Amigos, isto ja teria de fazer parte de um outro fio, mas apenas queria acrescentar que a realidade é assim: os estudantes de escolas de línguas em Espanha e na Galiza estão a recever as suas lições com a ortografia do novo acordo ortográfico, e pede-se-lhes que o conheçam. Por outro lado, todos os estudantes também sabem que uma grande parte da lusofonia é contra, e até os _media_ lusófonos não chegam a um acordo comum. O que acham? Fazemos também a revolução anti-acordo além das fronteiras lusófonas?


----------



## Janeca

chlapec said:


> Amigos, isto ja teria de fazer parte de um outro fio, mas apenas queria acrescentar que a realidade é assim: os estudantes de escolas de línguas em Espanha e na Galiza estão a recever as suas lições com a ortografia do novo acordo ortográfico, e pede-se-lhes que o conheçam. Por outro lado, todos os estudantes também sabem que uma grande parte da lusofonia é contra, e até os _media_ lusófonos não chegam a um acordo comum. O que acham? Fazemos também a revolução anti-acordo além das fronteiras lusófonas?



Por mim, Chlapec, não é uma questão de teimosia, talvez nem mesmo de convicção racional. Vivi com a nossa ortografia a vida inteira. Não consigo, simplesmente, mudar, sobretudo quando não encontro um motivo válido.


----------



## odieltinto

*Sendos *es igual que *ambos*.



Janeca said:


> Olá a todos,
> 
> 
> Na edição de 28 de Agosto último do _El País_, surge um artigo - «Aval para la muerte digna de Ramona» - no qual se afirma:
> 
> *«Dos jueces de Huelva han archivado sendas denuncias por la retirada de la sonda nasogástrica a una enferma terminal [...]»
> 
> *O dicionário da Real Academia Española diz que *«sendos, das» *é* «Uno o una para cada cual de dos o más personas o cosas.»
> 
> *Não compreendo muito bem o uso deste adjectivo. Significa «cada uma das», ou seja, «todas» mas especificando cada um dos elementos individuais?
> 
> Obrigado!


----------



## Fanaya

odieltinto said:


> *Sendos *es igual que *ambos*.



Yo diría que no. Ambos quiere decir '_uno y otro_', mientras que sendos, '_una cosa para cada uno (entre dos)_'.


----------



## Carfer

Fanaya said:


> Yo diría que no. Ambos quiere decir '_uno y otro_', mientras que sendos, '_una cosa para cada uno (entre dos)_'.

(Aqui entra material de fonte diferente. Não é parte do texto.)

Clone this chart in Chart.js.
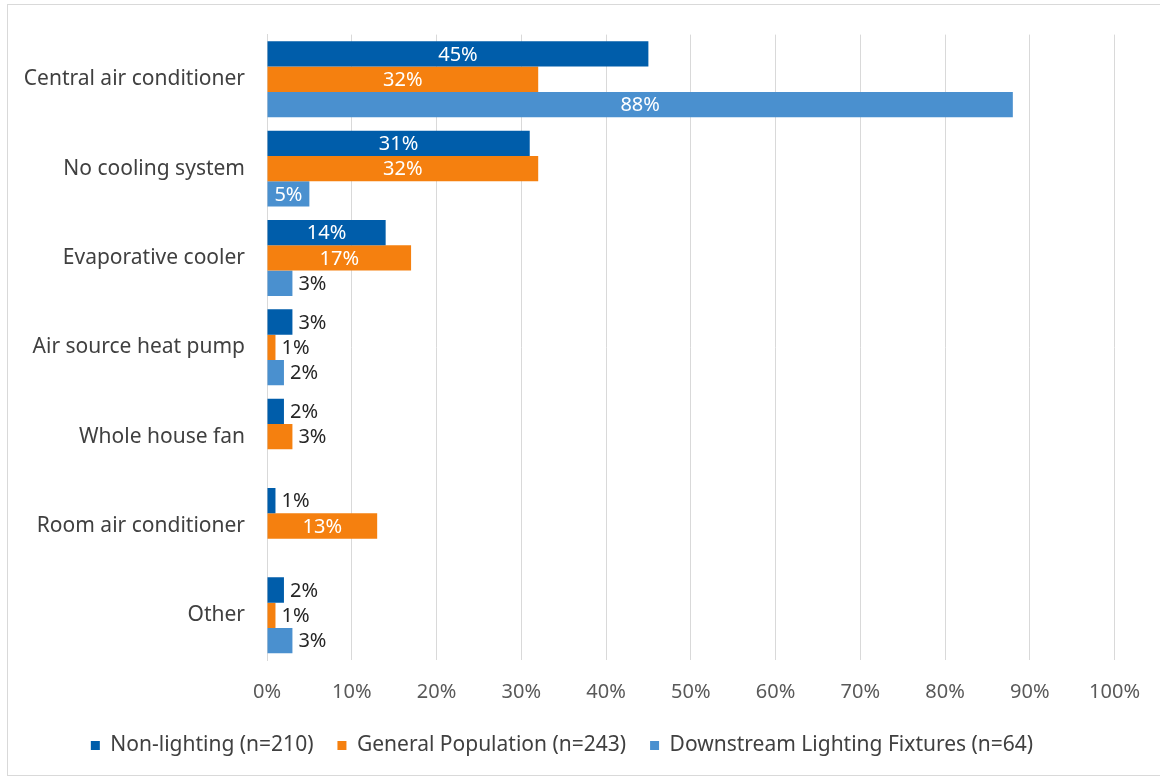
<!DOCTYPE html>
<html>
<head>
<meta charset="utf-8">
<script src="https://cdn.jsdelivr.net/npm/chart.js@4.4.0/dist/chart.umd.min.js"></script>
<style>
  html, body { margin: 0; padding: 0; background: #fff; }
  #wrap { width: 1160px; height: 778px; position: relative; }
</style>
</head>
<body>
<div id="wrap"><canvas id="cooling"></canvas></div>
<script>
const categories = ['Central air conditioner', 'No cooling system', 'Evaporative cooler',
    'Air source heat pump', 'Whole house fan', 'Room air conditioner', 'Other'];
const seriesNames = ['Non-lighting (n=210)', 'General Population (n=243)', 'Downstream Lighting Fixtures (n=64)'];
const nonLighting = [45, 31, 14, 3, 2, 1, 2];
const generalPopulation = [32, 32, 17, 1, 3, 13, 1];
const downstreamFixtures = [88, 5, 3, 2, null, null, 3];
const xTicks = [0, 10, 20, 30, 40, 50, 60, 70, 80, 90, 100];

const FONT = '"Noto Sans", "Open Sans", sans-serif';
const colors = ['#005DAA', '#F5800F', '#4A90CF'];

// thin grey frame around the whole chart
const framePlugin = {
    id: 'frame',
    beforeDraw(chart) {
        const c = chart.ctx;
        c.save();
        c.fillStyle = '#fff';
        c.fillRect(0, 0, chart.width, chart.height);
        c.strokeStyle = '#d9d9d9';
        c.lineWidth = 1;
        c.strokeRect(7.5, 4.5, chart.width + 10, chart.height - 7);
        c.restore();
    }
};

// value labels: white and centred when the bar is wide enough, dark past the end otherwise
const valueLabels = {
    id: 'valueLabels',
    afterDatasetsDraw(chart) {
        const c = chart.ctx;
        c.save();
        c.font = '20px ' + FONT;
        c.textBaseline = 'middle';
        chart.data.datasets.forEach((ds, i) => {
            const meta = chart.getDatasetMeta(i);
            meta.data.forEach((bar, j) => {
                const v = ds.data[j];
                if (v === null || v === undefined) return;
                const txt = v + '%';
                if (v >= 5) {
                    c.fillStyle = '#ffffff';
                    c.textAlign = 'center';
                    c.fillText(txt, (bar.x + bar.base) / 2, bar.y + 1);
                } else {
                    c.fillStyle = '#262626';
                    c.textAlign = 'left';
                    c.fillText(txt, bar.x + 6, bar.y + 1);
                }
            });
        });
        c.restore();
    }
};

new Chart(document.getElementById('cooling'), {
    type: 'bar',
    data: {
        labels: categories,
        datasets: [nonLighting, generalPopulation, downstreamFixtures].map((d, i) => ({
            label: seriesNames[i],
            data: d,
            backgroundColor: colors[i],
            borderWidth: 0,
            categoryPercentage: 0.85,
            barPercentage: 1.0
        }))
    },
    options: {
        indexAxis: 'y',
        responsive: true,
        maintainAspectRatio: false,
        animation: false,
        layout: { padding: { top: 33, right: 36, left: 0, bottom: 12 } },
        scales: {
            x: {
                min: 0,
                max: 100,
                afterBuildTicks(scale) { scale.ticks = xTicks.map(v => ({ value: v })); },
                afterFit(scale) { scale.height = 51; },
                grid: { color: '#d9d9d9', drawTicks: false },
                border: { display: false },
                ticks: {
                    padding: 20,
                    color: '#595959',
                    font: { family: FONT, size: 20 },
                    callback: v => v + '%'
                }
            },
            y: {
                afterFit(scale) { scale.width = 267; },
                grid: { display: false, drawTicks: false },
                border: { display: true, color: '#d9d9d9' },
                ticks: {
                    padding: 22,
                    color: '#404040',
                    font: { family: FONT, size: 21 }
                }
            }
        },
        plugins: {
            legend: {
                position: 'bottom',
                labels: {
                    boxWidth: 9,
                    boxHeight: 9,
                    padding: 24,
                    color: '#404040',
                    font: { family: FONT, size: 21 }
                }
            },
            tooltip: { enabled: false }
        }
    },
    plugins: [framePlugin, valueLabels]
});
</script>
</body>
</html>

Eu também. '_Sendos_' e _'ambos' _não são a mesma coisa (aliás, '_ambos_' também existe em espanhol com o mesmo significado do português). Se disser que eu e o Fanaya escrevemos posts neste tópico, posso dizer, quer em português quer em espanhol, que '_ambos_' escrevemos posts. Mas se cada um de nós tiver escrito um post, em espanhol direi que o Fanaya e eu escrevemos '_sendos posts_' e em português, para abarcar o mesmo sentido, terei de escrever uma frase um bocado longa.


----------



## odieltinto

"sendos" se utiliza cuando hay 2 o más. Sin embargo "ambos" sólo sirve para 2.

Los cinco tornillos tienen sendas tuercas = Cada uno de los cinco tornillos tiene una tuerca
Ambos tornillos tienen tuercas = Los dos tornillos tienen una tuerca cada uno




Carfer said:


> Eu também. '_Sendos_' e _'ambos' _não são a mesma coisa (aliás, '_ambos_' também existe em espanhol com o mesmo significado do português). Se disser que eu e o Fanaya escrevemos posts neste tópico, posso dizer, quer em português quer em espanhol, que '_ambos_' escrevemos posts. Mas se cada um de nós tiver escrito um post, em espanhol direi que o Fanaya e eu escrevemos '_sendos posts_' e em português, para abarcar o mesmo sentido, terei de escrever uma frase um bocado longa.


----------



## XiaoRoel

> Dos jueces de Huelva han archivado sendas denuncias por la retirada de la sonda nasogástrica a una enferma terminal


_Dois juízes de Huelva arquivaram cada sua respectiva denúncia pela_ […]
Depois de todo o aqui lido, segue a parecer-me a melhor tradução.


----------